STATED PROBLEM | Copy everything from the line with "Convert this diagram to TikZ code." down to the line with "(discT) at (246,71)", inclusive of both, exactly as written; leave out all pictures.

PROVIDED RECORDS |
[BEGIN]

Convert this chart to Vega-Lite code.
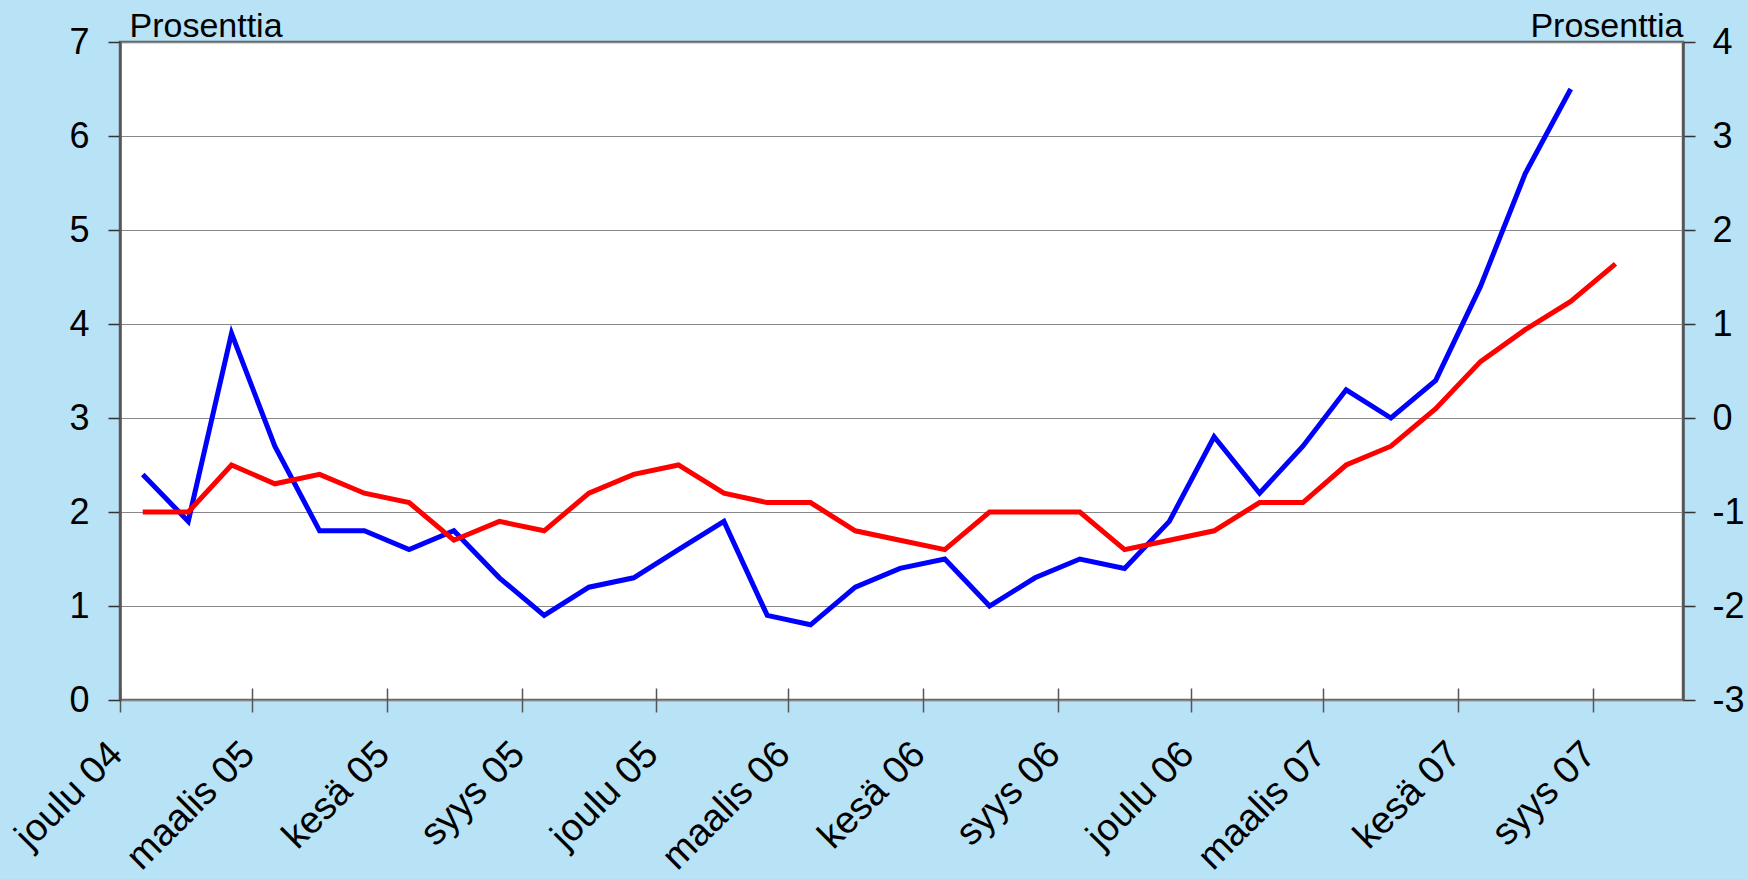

[END]
[BEGIN]

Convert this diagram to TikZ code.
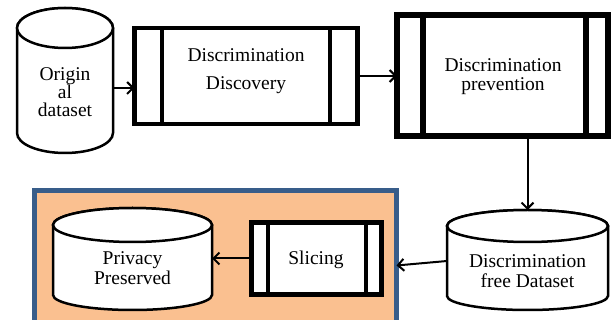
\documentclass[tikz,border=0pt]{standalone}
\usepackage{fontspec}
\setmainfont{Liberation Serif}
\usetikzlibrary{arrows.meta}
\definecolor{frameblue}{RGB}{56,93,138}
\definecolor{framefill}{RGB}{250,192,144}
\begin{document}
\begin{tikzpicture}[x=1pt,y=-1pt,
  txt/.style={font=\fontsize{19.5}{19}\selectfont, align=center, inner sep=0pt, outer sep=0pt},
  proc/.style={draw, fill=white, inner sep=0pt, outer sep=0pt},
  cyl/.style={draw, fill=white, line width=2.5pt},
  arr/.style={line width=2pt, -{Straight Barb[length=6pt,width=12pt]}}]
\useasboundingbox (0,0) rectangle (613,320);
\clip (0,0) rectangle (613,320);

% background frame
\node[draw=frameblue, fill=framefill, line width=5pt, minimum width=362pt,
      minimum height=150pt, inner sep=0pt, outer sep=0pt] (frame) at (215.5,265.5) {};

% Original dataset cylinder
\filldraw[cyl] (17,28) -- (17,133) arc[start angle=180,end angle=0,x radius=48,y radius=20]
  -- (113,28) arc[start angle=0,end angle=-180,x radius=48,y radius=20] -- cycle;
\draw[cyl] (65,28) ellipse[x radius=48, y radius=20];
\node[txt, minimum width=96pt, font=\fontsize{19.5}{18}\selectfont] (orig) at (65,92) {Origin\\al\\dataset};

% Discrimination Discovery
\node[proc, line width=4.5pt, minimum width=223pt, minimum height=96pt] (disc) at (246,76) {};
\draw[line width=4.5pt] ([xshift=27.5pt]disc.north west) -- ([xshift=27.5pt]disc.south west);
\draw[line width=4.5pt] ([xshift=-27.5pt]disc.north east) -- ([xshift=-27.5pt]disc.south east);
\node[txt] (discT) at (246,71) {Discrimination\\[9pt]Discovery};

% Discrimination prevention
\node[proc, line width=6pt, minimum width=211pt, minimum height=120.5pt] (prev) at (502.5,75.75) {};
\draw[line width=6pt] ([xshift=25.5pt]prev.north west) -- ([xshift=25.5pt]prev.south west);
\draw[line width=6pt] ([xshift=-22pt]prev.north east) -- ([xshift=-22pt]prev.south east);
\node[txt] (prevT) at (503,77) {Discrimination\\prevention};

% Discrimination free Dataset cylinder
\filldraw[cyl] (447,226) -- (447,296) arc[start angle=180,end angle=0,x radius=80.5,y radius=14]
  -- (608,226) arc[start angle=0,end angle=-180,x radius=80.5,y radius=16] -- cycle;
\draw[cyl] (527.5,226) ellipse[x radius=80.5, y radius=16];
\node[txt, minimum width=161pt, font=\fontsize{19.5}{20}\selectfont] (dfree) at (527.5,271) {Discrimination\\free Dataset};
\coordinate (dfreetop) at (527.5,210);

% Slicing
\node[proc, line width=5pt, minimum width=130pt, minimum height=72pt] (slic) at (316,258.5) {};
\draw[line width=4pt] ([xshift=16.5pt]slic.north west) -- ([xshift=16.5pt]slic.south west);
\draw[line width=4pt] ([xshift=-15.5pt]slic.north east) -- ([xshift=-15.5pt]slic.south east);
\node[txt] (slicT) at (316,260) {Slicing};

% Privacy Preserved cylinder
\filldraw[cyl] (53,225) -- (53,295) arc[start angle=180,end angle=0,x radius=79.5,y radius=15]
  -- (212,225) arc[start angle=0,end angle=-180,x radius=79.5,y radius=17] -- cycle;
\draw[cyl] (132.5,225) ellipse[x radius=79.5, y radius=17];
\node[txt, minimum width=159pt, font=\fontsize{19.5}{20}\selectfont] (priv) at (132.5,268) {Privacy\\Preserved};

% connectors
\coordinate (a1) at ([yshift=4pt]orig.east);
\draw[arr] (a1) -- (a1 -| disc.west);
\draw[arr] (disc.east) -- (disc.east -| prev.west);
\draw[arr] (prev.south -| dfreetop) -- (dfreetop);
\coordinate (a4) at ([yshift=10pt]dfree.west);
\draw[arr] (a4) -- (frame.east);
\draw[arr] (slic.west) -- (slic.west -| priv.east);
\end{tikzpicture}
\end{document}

[END]
[BEGIN]

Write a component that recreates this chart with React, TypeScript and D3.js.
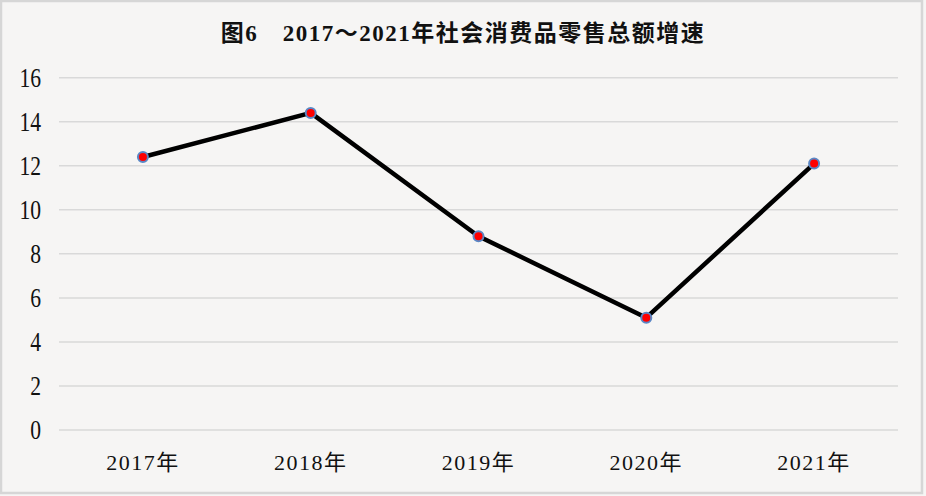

[END]

ANSWER |
Convert this diagram to TikZ code.
\documentclass[tikz,border=0pt]{standalone}
\usepackage{fontspec}
\setmainfont{Liberation Serif}
\usetikzlibrary{arrows.meta}
\definecolor{frameblue}{RGB}{56,93,138}
\definecolor{framefill}{RGB}{250,192,144}
\begin{document}
\begin{tikzpicture}[x=1pt,y=-1pt,
  txt/.style={font=\fontsize{19.5}{19}\selectfont, align=center, inner sep=0pt, outer sep=0pt},
  proc/.style={draw, fill=white, inner sep=0pt, outer sep=0pt},
  cyl/.style={draw, fill=white, line width=2.5pt},
  arr/.style={line width=2pt, -{Straight Barb[length=6pt,width=12pt]}}]
\useasboundingbox (0,0) rectangle (613,320);
\clip (0,0) rectangle (613,320);

% background frame
\node[draw=frameblue, fill=framefill, line width=5pt, minimum width=362pt,
      minimum height=150pt, inner sep=0pt, outer sep=0pt] (frame) at (215.5,265.5) {};

% Original dataset cylinder
\filldraw[cyl] (17,28) -- (17,133) arc[start angle=180,end angle=0,x radius=48,y radius=20]
  -- (113,28) arc[start angle=0,end angle=-180,x radius=48,y radius=20] -- cycle;
\draw[cyl] (65,28) ellipse[x radius=48, y radius=20];
\node[txt, minimum width=96pt, font=\fontsize{19.5}{18}\selectfont] (orig) at (65,92) {Origin\\al\\dataset};

% Discrimination Discovery
\node[proc, line width=4.5pt, minimum width=223pt, minimum height=96pt] (disc) at (246,76) {};
\draw[line width=4.5pt] ([xshift=27.5pt]disc.north west) -- ([xshift=27.5pt]disc.south west);
\draw[line width=4.5pt] ([xshift=-27.5pt]disc.north east) -- ([xshift=-27.5pt]disc.south east);
\node[txt] (discT) at (246,71) {Discrimination\\[9pt]Discovery};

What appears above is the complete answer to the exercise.